The big guns in the Shogun Warrior lineup were these big, 24-inch missile-shooting badass robots. Known as Jumbo Machinders in Japan, these stiff-limbed, crudely-rendered figures were made from the same greasy plastic as bleach bottles. What they lacked in posability, they made up with firepower. Each of the Shoguns (Raydeen, Mazinga, Dragun and Gaiking) shot various and sundry missiles, projectiles and body parts in a flurry of cornea-damaging action.

Of the four, clearly the most desirable was Gaiking. The American Gaiking, itself a bare-bones version of the far more elaborate Japanese jumbo, featured a helmet with huge horns, a skull-shaped chest with missiles that shot from the eye sockets, and most importantly for our little story, a jointed arm that bent at the elbow, with a fist that could be launched with deadly accuracy towards both family pet and little sister alike. I think you can see why no self-respecting nine-year-old could possibly exist without such a wonderful toy.

The big event in my home every fall was the arrival of the Sears Christmas catalog. I can still remember the smell of the ink and wood pulp of those catalogs as I type this post. I mooned over that damned Gaiking all that fall and winter, and bless my indulgent parents, they actually got one for me. And I promptly broke the fucker.

The details of the incident have been lost in the mists of time, or perhaps I just willed myself to forget. As I alluded to earlier, the weak point of the Gaiking design was in the fist-firing arm that bent at the elbow. The connection point was a flimsy hollow peg that locked into a ball-joint on the forearm. This is where things went awry. The connecting peg snapped off cleanly at the base. I was DEVASTATED. I cannot express to you the horror I felt as the nightmare unfolded. My father tried his best to repair the broken arm, using a wooden dowel and gallons of glue, but sadly, it just wasn’t meant to be. Eventually he manged to cobble it back together into a semblance of normal function, but it was ruined for me, and Gaiking ended up stuck in the back of a dark closet.

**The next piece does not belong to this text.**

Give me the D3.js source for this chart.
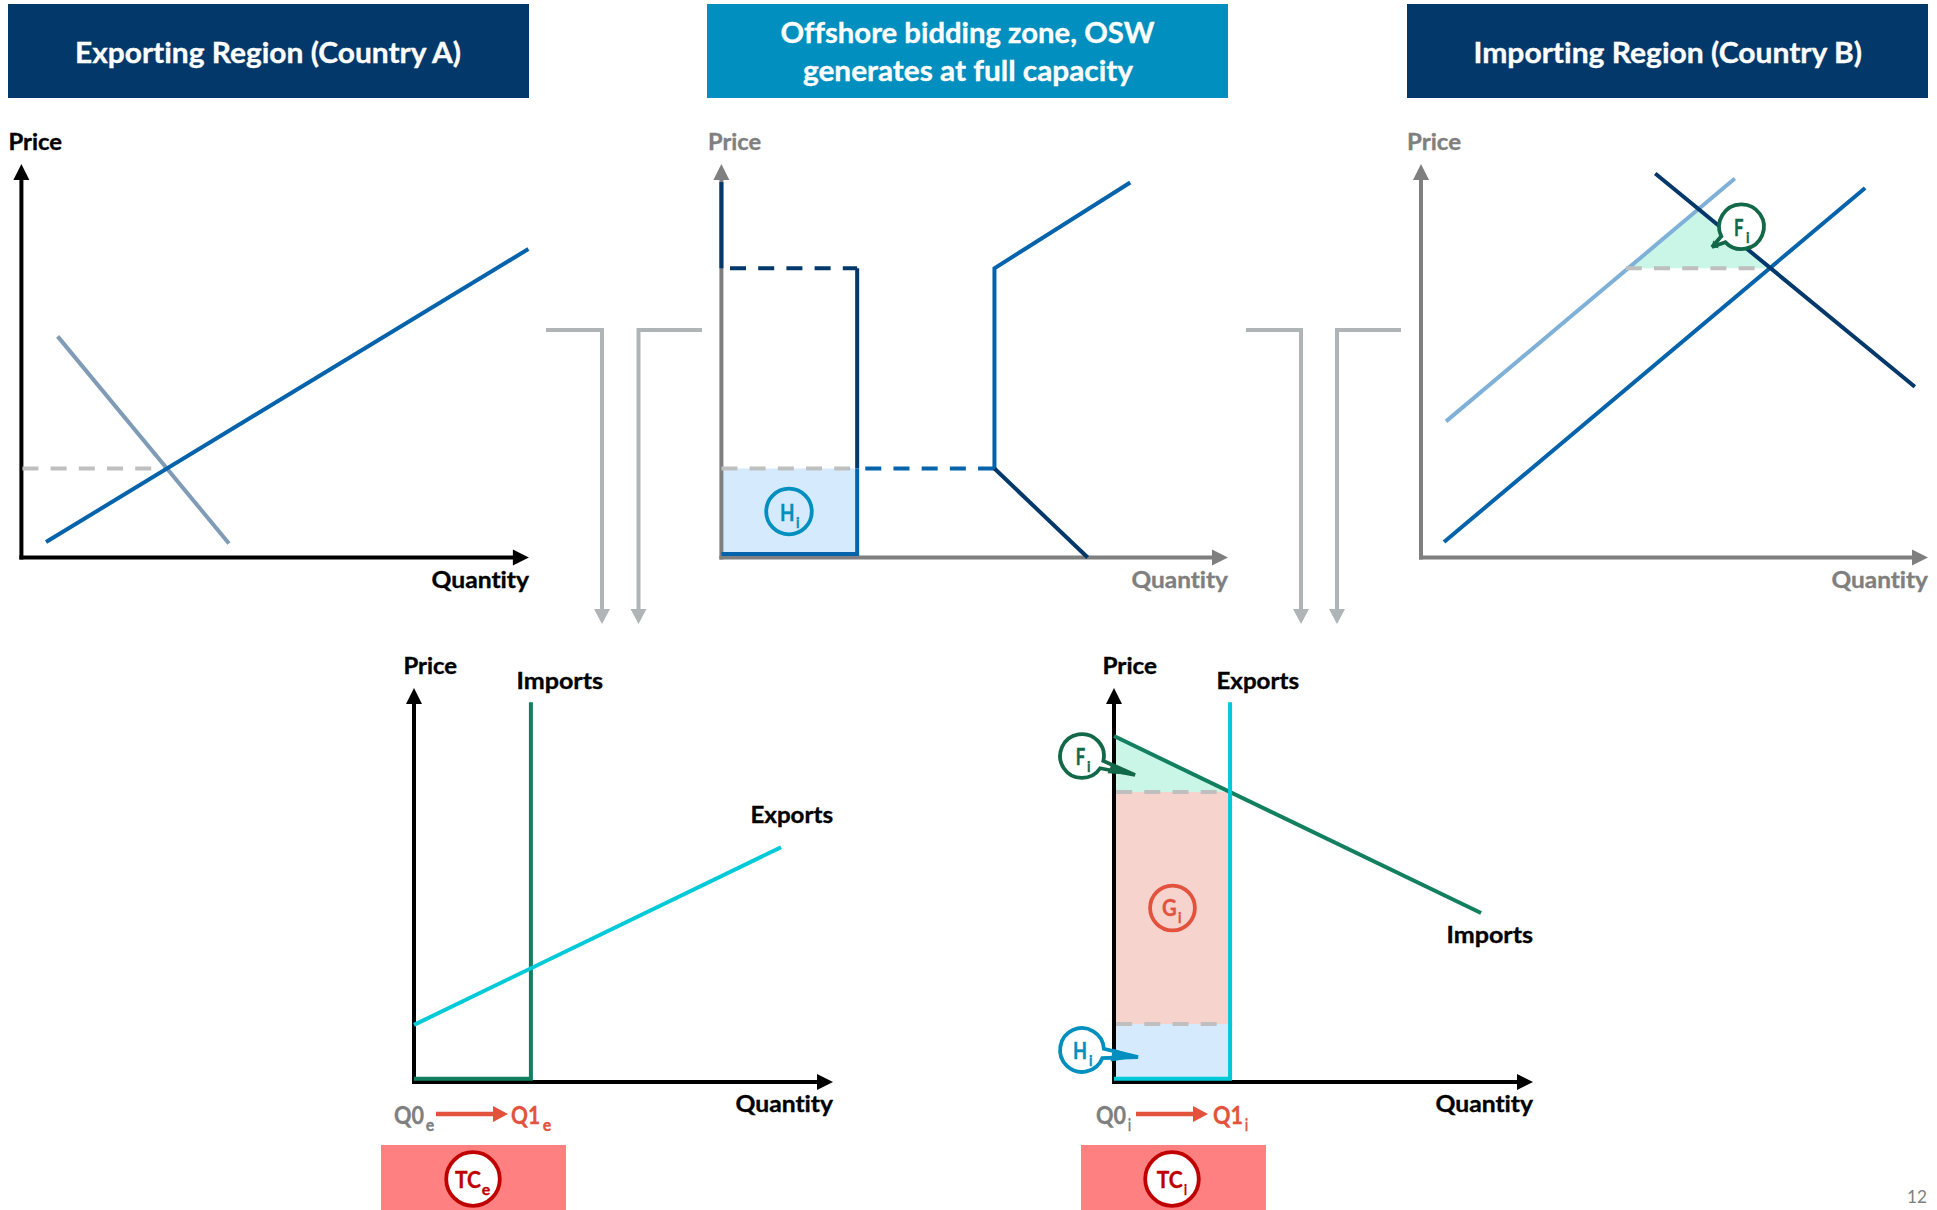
<!DOCTYPE html>
<html>
<head>
<meta charset="utf-8">
<title>Offshore bidding zone welfare effects</title>
<script src="https://cdn.jsdelivr.net/npm/d3@7"></script>
<style>
  html, body { margin: 0; padding: 0; background: #fff; }
  svg { display: block; }
  text { font-family: Lato, "Open Sans", sans-serif; font-weight: 700; font-variant-ligatures: none; stroke-width: 0.35px; }
</style>
</head>
<body>
<div id="chart"></div>
<script>
// Curve values, as [quantity %, price %] of each panel's axis length.
const exportSupply   = [[4.85, 3.94], [99.9, 78.4]];
const exportDemand   = [[7.14, 56.2], [40.9, 3.56]];
const exportPrice    = [[0.2, 22.6], [28.3, 22.6]];

const offshoreCap    = 26.8;
const offshoreBottom = 0.9;
const offshoreHigh   = 73.5;
const offshoreLow    = 22.6;
const offshoreCapAxis   = [[0, 73.5], [0, 95.4]];
const offshoreHighDash  = [[1.7, 73.5], [26.8, 73.5]];
const offshoreLowDash   = [[0, 22.6], [26.8, 22.6]];
const offshoreBlueDash  = [[28.4, 22.6], [53.9, 22.6]];
const offshoreSupply    = [[53.9, 22.6], [53.9, 73.5], [80.7, 95.3]];
const offshoreDemand    = [[53.9, 22.6], [72.3, 0]];

const importShifted  = [[4.93, 34.6], [61.9, 96.3]];
const importSupply   = [[4.54, 3.94], [87.6, 93.9]];
const importDemand   = [[46.2, 97.6], [97.4, 43.4]];
const importRent     = [[40.8, 73.5], [54.6, 88.5], [68.7, 73.5]];
const importPrice    = [[40.4, 73.5], [68.7, 73.5]];

const tradeECap      = 27.9;
const tradeETop      = 96.4;
const tradeEBottom   = 0.8;
const tradeEExports  = [[0, 14.5], [87.6, 59.6]];

const tradeICap      = 27.7;
const tradeITop      = 96.4;
const tradeIBottom   = 0.8;
const tradeILevelHi  = 73.6;
const tradeILevelLo  = 14.7;
const tradeIImports  = [[0, 87.8], [87.6, 42.9]];

const headerTitles = ["Exporting Region (Country A)", "Offshore bidding zone, OSW", "generates at full capacity", "Importing Region (Country B)"];
const axisTitles   = ["Price", "Quantity"];

// Palette
const navy = "#02386A", teal = "#008FBE", blue = "#0563AB", lightBlue = "#7FB1D8", steel = "#7F9BB5";
const grey = "#7F7F7F", dashGrey = "#BFBFBF", connector = "#AFB4B6", cyan = "#00CAD8", green = "#128060";
const darkGreen = "#12694A", red = "#E2523C", darkRed = "#C00000", salmon = "#FF8080";
const fillBlue = "#D5EAFC", fillGreen = "#C9F6E6", fillPink = "#F7D3CE";

const svg = d3.select("#chart").append("svg").attr("width", 1937).attr("height", 1210);

const LINE = 4;
const RING = 3.8;
const linePath = (x, y) => d3.line().x(d => x(d[0])).y(d => y(d[1]));

function label(text, x, baseline, width, size, color, g = svg) {
  return g.append("text").attr("x", x).attr("y", baseline)
    .attr("font-size", size).attr("fill", color).attr("stroke", color)
    .attr("textLength", width).attr("lengthAdjust", "spacingAndGlyphs")
    .text(text);
}

// Letters with a subscript, e.g. Q0 + e
function subscripted(main, sub, m, s, color, g = svg) {
  const t = g.append("text").attr("fill", color).attr("stroke", color);
  t.append("tspan").attr("x", m.x).attr("y", m.y).attr("font-size", m.size)
    .attr("textLength", m.w).attr("lengthAdjust", "spacingAndGlyphs").text(main);
  t.append("tspan").attr("x", s.x).attr("y", s.y).attr("font-size", s.size)
    .attr("textLength", s.w).attr("lengthAdjust", "spacingAndGlyphs").text(sub);
}

// One chart panel: scales, hidden-tick axes and arrow heads
function panel(x0, y0, w, h, axisColor) {
  const x = d3.scaleLinear().domain([0, 100]).range([x0, x0 + w]);
  const y = d3.scaleLinear().domain([0, 100]).range([y0, y0 - h]);
  const g = svg.append("g");
  const drawAxes = () => {
    const ax = d3.scaleLinear().domain([0, 100]).range([x0, x0 + w - 14]);
    const ay = d3.scaleLinear().domain([0, 100]).range([y0, y0 - h + 14]);
    const bottom = g.append("g").attr("transform", `translate(0,${y0})`)
      .call(d3.axisBottom(ax).tickValues([]).tickSizeOuter(0).offset(0));
    const left = g.append("g").attr("transform", `translate(${x0},0)`)
      .call(d3.axisLeft(ay).tickValues([]).tickSizeOuter(0).offset(0));
    for (const a of [bottom, left]) {
      a.select(".domain").attr("stroke", axisColor).attr("stroke-width", LINE).attr("stroke-linecap", "square");
    }
    g.append("path").attr("fill", axisColor)
      .attr("d", `M${x(100)},${y0} L${x(100) - 16},${y0 - 8} L${x(100) - 16},${y0 + 8} Z`);
    g.append("path").attr("fill", axisColor)
      .attr("d", `M${x0},${y(100)} L${x0 - 8},${y(100) + 16} L${x0 + 8},${y(100) + 16} Z`);
  };
  return { x, y, g, drawAxes };
}

function curve(p, data, color, opts = {}) {
  return p.g.append("path").datum(data)
    .attr("d", linePath(p.x, p.y))
    .attr("fill", "none").attr("stroke", color)
    .attr("stroke-width", opts.width || LINE)
    .attr("stroke-dasharray", opts.dash ? "16 12.2" : null)
    .attr("stroke-linejoin", "miter");
}

function area(p, data, color) {
  p.g.append("path").datum(data)
    .attr("d", linePath(p.x, p.y).curve(d3.curveLinearClosed))
    .attr("fill", color);
}

function box(p, q0, q1, p0, p1, color) {
  area(p, [[q0, p0], [q1, p0], [q1, p1], [q0, p1]], color);
}

function badge(cx, cy, r, color, fill = "#fff") {
  svg.append("circle").attr("cx", cx).attr("cy", cy).attr("r", r)
    .attr("fill", fill).attr("stroke", color).attr("stroke-width", RING);
}

// Speech-bubble marker: circle with a wedge between two angles, pointing at a tip
function bubble(cx, cy, r, tip, a1, a2, color) {
  const pt = (a, rad = r) => [cx + rad * Math.cos(a * Math.PI / 180), cy + rad * Math.sin(a * Math.PI / 180)];
  const [sx, sy] = pt(a2), [ex, ey] = pt(a1);
  svg.append("path")
    .attr("d", `M${sx},${sy} A${r},${r} 0 1 1 ${ex},${ey} L${tip[0]},${tip[1]} Z`)
    .attr("fill", "#fff").attr("stroke", color).attr("stroke-width", RING).attr("stroke-linejoin", "miter");
  // the narrow end of the wedge reads as solid colour
  const [ax, ay] = pt(a1, r + 9), [bx, by] = pt(a2, r + 9);
  svg.append("path").attr("d", `M${ax},${ay} L${tip[0]},${tip[1]} L${bx},${by} Z`).attr("fill", color);
}

// Elbow arrow running from a panel's side down towards the trade panels
function elbow(xStart, xTurn) {
  const yTop = 330, yTip = 624;
  svg.append("path").attr("fill", "none").attr("stroke", connector).attr("stroke-width", LINE)
    .attr("d", d3.line()([[xStart, yTop], [xTurn, yTop], [xTurn, yTip - 12]]));
  svg.append("path").attr("fill", connector)
    .attr("d", `M${xTurn},${yTip} L${xTurn - 8},${yTip - 15} L${xTurn + 8},${yTip - 15} Z`);
}

// Header bands
const headers = [
  { x: 8, w: 521, color: navy }, { x: 707, w: 521, color: teal }, { x: 1407, w: 521, color: navy }
];
svg.selectAll("rect.header").data(headers).join("rect").attr("class", "header")
  .attr("x", d => d.x).attr("y", 4).attr("width", d => d.w).attr("height", 94).attr("fill", d => d.color);
label(headerTitles[0], 75, 62.5, 386, 29, "#fff");
label(headerTitles[1], 780.5, 42.5, 374, 29, "#fff");
label(headerTitles[2], 803, 81, 330, 29, "#fff");
label(headerTitles[3], 1473.5, 62.5, 388.5, 29, "#fff");

// Connectors between the regional and trade panels
elbow(546, 602);
elbow(702, 638.5);
elbow(1246, 1301);
elbow(1401, 1337);

// Exporting region
const pA = panel(21.4, 557.5, 507.5, 393.5, "#000");
pA.drawAxes();
curve(pA, exportPrice, dashGrey, { dash: true });
curve(pA, exportDemand, steel);
curve(pA, exportSupply, blue);
label(axisTitles[0], 8.5, 149.5, 53.5, 22, "#000");
label(axisTitles[1], 431.5, 588, 97.5, 22, "#000");

// Offshore bidding zone
const pO = panel(721.4, 557.5, 506.6, 393.5, grey);
box(pO, 0, offshoreCap, offshoreBottom, offshoreLow, fillBlue);
pO.drawAxes();
curve(pO, offshoreCapAxis, navy);
curve(pO, offshoreHighDash, navy, { dash: true });
curve(pO, [[offshoreCap, offshoreHigh], [offshoreCap, offshoreLow]], navy);
curve(pO, [[0, offshoreBottom], [offshoreCap, offshoreBottom], [offshoreCap, offshoreLow]], blue);
curve(pO, offshoreLowDash, dashGrey, { dash: true });
curve(pO, offshoreBlueDash, blue, { dash: true });
curve(pO, offshoreSupply, blue);
curve(pO, offshoreDemand, navy);
label(axisTitles[0], 708, 149.5, 53, 22, grey);
label(axisTitles[1], 1131.5, 588, 96.5, 22, grey);
badge(789, 511.5, 22.8, teal, fillBlue);
subscripted("H", "i", { x: 780, y: 521, size: 22, w: 14.5 }, { x: 796, y: 527.5, size: 15, w: 3.5 }, teal);

// Importing region
const pI = panel(1421, 557.5, 507, 393.5, grey);
area(pI, importRent, fillGreen);
pI.drawAxes();
curve(pI, importShifted, lightBlue);
curve(pI, importPrice, dashGrey, { dash: true });
curve(pI, importSupply, blue);
curve(pI, importDemand, navy);
label(axisTitles[0], 1407, 149.5, 54, 22, grey);
label(axisTitles[1], 1831.5, 588, 96.5, 22, grey);
bubble(1741.5, 226.7, 22.4, [1712, 247], 136.5, 154.5, darkGreen);
subscripted("F", "i", { x: 1734, y: 236, size: 22, w: 9.5 }, { x: 1746, y: 243, size: 15, w: 3.5 }, darkGreen);

// Trade panel, exporting side
const pE = panel(414, 1082, 419, 394, "#000");
pE.drawAxes();
curve(pE, [[0, tradeEBottom], [tradeECap, tradeEBottom], [tradeECap, tradeETop]], green);
curve(pE, tradeEExports, cyan);
label(axisTitles[0], 403.5, 673.8, 53.5, 22, "#000");
label("Imports", 516.5, 689, 86.5, 22, "#000");
label("Exports", 750.5, 823, 82.5, 22, "#000");
label(axisTitles[1], 735.5, 1112, 97.5, 22, "#000");

// Trade panel, importing side
const pT = panel(1114, 1082, 419, 394, "#000");
area(pT, [[0.4, tradeILevelHi], [tradeICap, tradeILevelHi], [0.4, 87.6]], fillGreen);
box(pT, 0.4, tradeICap, tradeILevelLo, tradeILevelHi, fillPink);
box(pT, 0.4, tradeICap, tradeIBottom, tradeILevelLo, fillBlue);
pT.drawAxes();
curve(pT, [[0.5, tradeILevelHi], [tradeICap, tradeILevelHi]], dashGrey, { dash: true });
curve(pT, [[0.5, tradeILevelLo], [tradeICap + 0.5, tradeILevelLo]], dashGrey, { dash: true });
curve(pT, tradeIImports, green);
curve(pT, [[0, tradeIBottom], [tradeICap, tradeIBottom], [tradeICap, tradeITop]], cyan);
label(axisTitles[0], 1102.5, 673.8, 54.5, 22, "#000");
label("Exports", 1216.5, 689, 82.5, 22, "#000");
label("Imports", 1446.5, 943, 86.5, 22, "#000");
label(axisTitles[1], 1435.5, 1112, 97.5, 22, "#000");

bubble(1082, 756, 21.9, [1135, 775], 13, 34, darkGreen);
subscripted("F", "i", { x: 1075.7, y: 765, size: 22, w: 9.5 }, { x: 1087, y: 771.7, size: 15, w: 3.5 }, darkGreen);
bubble(1082, 1050, 21.9, [1138, 1057], -3, 22, teal);
subscripted("H", "i", { x: 1073, y: 1059, size: 22, w: 14 }, { x: 1089, y: 1065.7, size: 15, w: 3.5 }, teal);
badge(1172.5, 908, 22.4, red, "none");
subscripted("G", "i", { x: 1162, y: 916.4, size: 22, w: 14.7 }, { x: 1178, y: 923, size: 15, w: 3.5 }, red);

// Quantity change arrows and the transmission-cost boxes below
function shift(x0, x1) {
  svg.append("line").attr("x1", x0).attr("x2", x1 - 14).attr("y1", 1114).attr("y2", 1114)
    .attr("stroke", red).attr("stroke-width", 4.5);
  svg.append("path").attr("fill", red)
    .attr("d", `M${x1},1114 L${x1 - 15},1106 L${x1 - 15},1122 Z`);
}
shift(436, 508);
shift(1136, 1208);
subscripted("Q0", "e", { x: 394, y: 1124, size: 25, w: 30 }, { x: 425.7, y: 1130.5, size: 17, w: 8.5 }, grey);
subscripted("Q1", "e", { x: 511, y: 1124, size: 25, w: 29 }, { x: 542.7, y: 1130.5, size: 17, w: 8.5 }, red);
subscripted("Q0", "i", { x: 1096, y: 1124, size: 25, w: 30 }, { x: 1128, y: 1130.5, size: 17, w: 3 }, grey);
subscripted("Q1", "i", { x: 1213, y: 1124, size: 25, w: 30 }, { x: 1245, y: 1130.5, size: 17, w: 3 }, red);

const costBoxes = [{ x: 381 }, { x: 1081 }];
svg.selectAll("rect.cost").data(costBoxes).join("rect").attr("class", "cost")
  .attr("x", d => d.x).attr("y", 1145).attr("width", 185).attr("height", 65).attr("fill", salmon);
badge(473, 1179, 26.8, darkRed);
badge(1172, 1179, 26.8, darkRed);
subscripted("TC", "e", { x: 455, y: 1188, size: 22, w: 26 }, { x: 481.7, y: 1195, size: 15, w: 8.5 }, darkRed);
subscripted("TC", "i", { x: 1156.7, y: 1188, size: 22, w: 26 }, { x: 1184, y: 1195, size: 15, w: 3 }, darkRed);

// Slide number
label("12", 1907, 1203, 20, 18, "#7F7F7F").style("font-weight", 400).style("stroke-width", 0);
</script>
</body>
</html>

Of course, as is seemingly the case with all members of my generation, when I entered my twenties, I had an overwhelming atavistic compulsion to buy back my childhood at a premium. Getting a replacement Gaiking wasn’t enough, however, and I just kept collecting until I had the entire Shogun Warriors line, and finally, a huge collection of Japanese toys that have completely overwhelmed my home and studio. Why? I don’t know.